Skip the pictures. Transcribe the rest of the data below without changing a word.

:: DATASET EXTRACT

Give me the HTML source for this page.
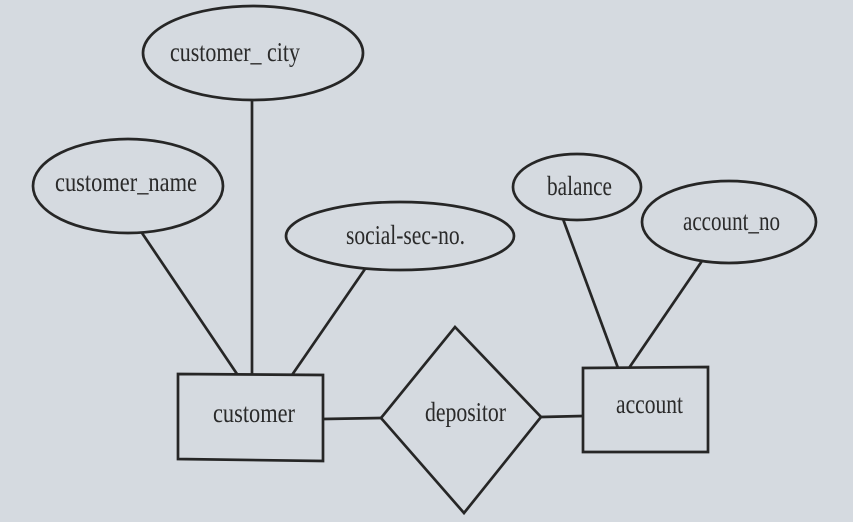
<!DOCTYPE html>
<html>
<head>
<meta charset="utf-8">
<style>
  html, body { margin: 0; padding: 0; }
  body { width: 853px; height: 522px; background: #d5dae0; overflow: hidden; }
  svg { display: block; }
  text { font-family: "Liberation Serif", "DejaVu Serif", serif; font-size: 27px; fill: #2a2a2a; }
</style>
</head>
<body>
<svg width="853" height="522" viewBox="0 0 853 522" xmlns="http://www.w3.org/2000/svg">
  <rect x="0" y="0" width="853" height="522" fill="#d5dae0"/>
  <g fill="none" stroke="#262626" stroke-width="2.7">
    <!-- attribute ellipses -->
    <ellipse cx="253" cy="53" rx="110" ry="47"/>
    <ellipse cx="128" cy="186" rx="95" ry="47"/>
    <ellipse cx="400" cy="236" rx="114" ry="34"/>
    <ellipse cx="577" cy="187" rx="64" ry="33"/>
    <ellipse cx="729" cy="222" rx="87" ry="41"/>
    <!-- entities -->
    <polygon points="178,374 323,375 323,461 178,459"/>
    <polygon points="583,368 708,367 708,452 583,452"/>
    <!-- relationship -->
    <polygon points="381,418 455,327 541,417 464,513"/>
    <!-- connectors -->
    <line x1="142" y1="233" x2="237" y2="374"/>
    <line x1="252" y1="100" x2="252" y2="374"/>
    <line x1="365" y1="269" x2="292" y2="375"/>
    <line x1="563" y1="219" x2="618" y2="368"/>
    <line x1="702" y1="261" x2="629" y2="368"/>
    <line x1="323" y1="419" x2="381" y2="418"/>
    <line x1="541" y1="417" x2="583" y2="416"/>
  </g>
  <text x="170" y="61" textLength="130" lengthAdjust="spacingAndGlyphs">customer_ city</text>
  <text x="55" y="191" textLength="142" lengthAdjust="spacingAndGlyphs">customer_name</text>
  <text x="346" y="244" textLength="119" lengthAdjust="spacingAndGlyphs">social-sec-no.</text>
  <text x="547" y="195" textLength="65" lengthAdjust="spacingAndGlyphs">balance</text>
  <text x="683" y="230" textLength="97" lengthAdjust="spacingAndGlyphs">account_no</text>
  <text x="213" y="422" textLength="82" lengthAdjust="spacingAndGlyphs">customer</text>
  <text x="425" y="421" textLength="81" lengthAdjust="spacingAndGlyphs">depositor</text>
  <text x="616" y="413" textLength="67" lengthAdjust="spacingAndGlyphs">account</text>
</svg>
</body>
</html>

::::

* CORRECT RESULT *
Give me the HTML source for this page.
<!DOCTYPE html>
<html>
<head>
<meta charset="utf-8">
<style>
  html, body { margin: 0; padding: 0; }
  body { width: 853px; height: 522px; background: #d5dae0; overflow: hidden; }
  svg { display: block; }
  text { font-family: "Liberation Serif", "DejaVu Serif", serif; font-size: 27px; fill: #2a2a2a; }
</style>
</head>
<body>
<svg width="853" height="522" viewBox="0 0 853 522" xmlns="http://www.w3.org/2000/svg">
  <rect x="0" y="0" width="853" height="522" fill="#d5dae0"/>
  <g fill="none" stroke="#262626" stroke-width="2.7">
    <!-- attribute ellipses -->
    <ellipse cx="253" cy="53" rx="110" ry="47"/>
    <ellipse cx="128" cy="186" rx="95" ry="47"/>
    <ellipse cx="400" cy="236" rx="114" ry="34"/>
    <ellipse cx="577" cy="187" rx="64" ry="33"/>
    <ellipse cx="729" cy="222" rx="87" ry="41"/>
    <!-- entities -->
    <polygon points="178,374 323,375 323,461 178,459"/>
    <polygon points="583,368 708,367 708,452 583,452"/>
    <!-- relationship -->
    <polygon points="381,418 455,327 541,417 464,513"/>
    <!-- connectors -->
    <line x1="142" y1="233" x2="237" y2="374"/>
    <line x1="252" y1="100" x2="252" y2="374"/>
    <line x1="365" y1="269" x2="292" y2="375"/>
    <line x1="563" y1="219" x2="618" y2="368"/>
    <line x1="702" y1="261" x2="629" y2="368"/>
    <line x1="323" y1="419" x2="381" y2="418"/>
    <line x1="541" y1="417" x2="583" y2="416"/>
  </g>
  <text x="170" y="61" textLength="130" lengthAdjust="spacingAndGlyphs">customer_ city</text>
  <text x="55" y="191" textLength="142" lengthAdjust="spacingAndGlyphs">customer_name</text>
  <text x="346" y="244" textLength="119" lengthAdjust="spacingAndGlyphs">social-sec-no.</text>
  <text x="547" y="195" textLength="65" lengthAdjust="spacingAndGlyphs">balance</text>
  <text x="683" y="230" textLength="97" lengthAdjust="spacingAndGlyphs">account_no</text>
  <text x="213" y="422" textLength="82" lengthAdjust="spacingAndGlyphs">customer</text>
  <text x="425" y="421" textLength="81" lengthAdjust="spacingAndGlyphs">depositor</text>
  <text x="616" y="413" textLength="67" lengthAdjust="spacingAndGlyphs">account</text>
</svg>
</body>
</html>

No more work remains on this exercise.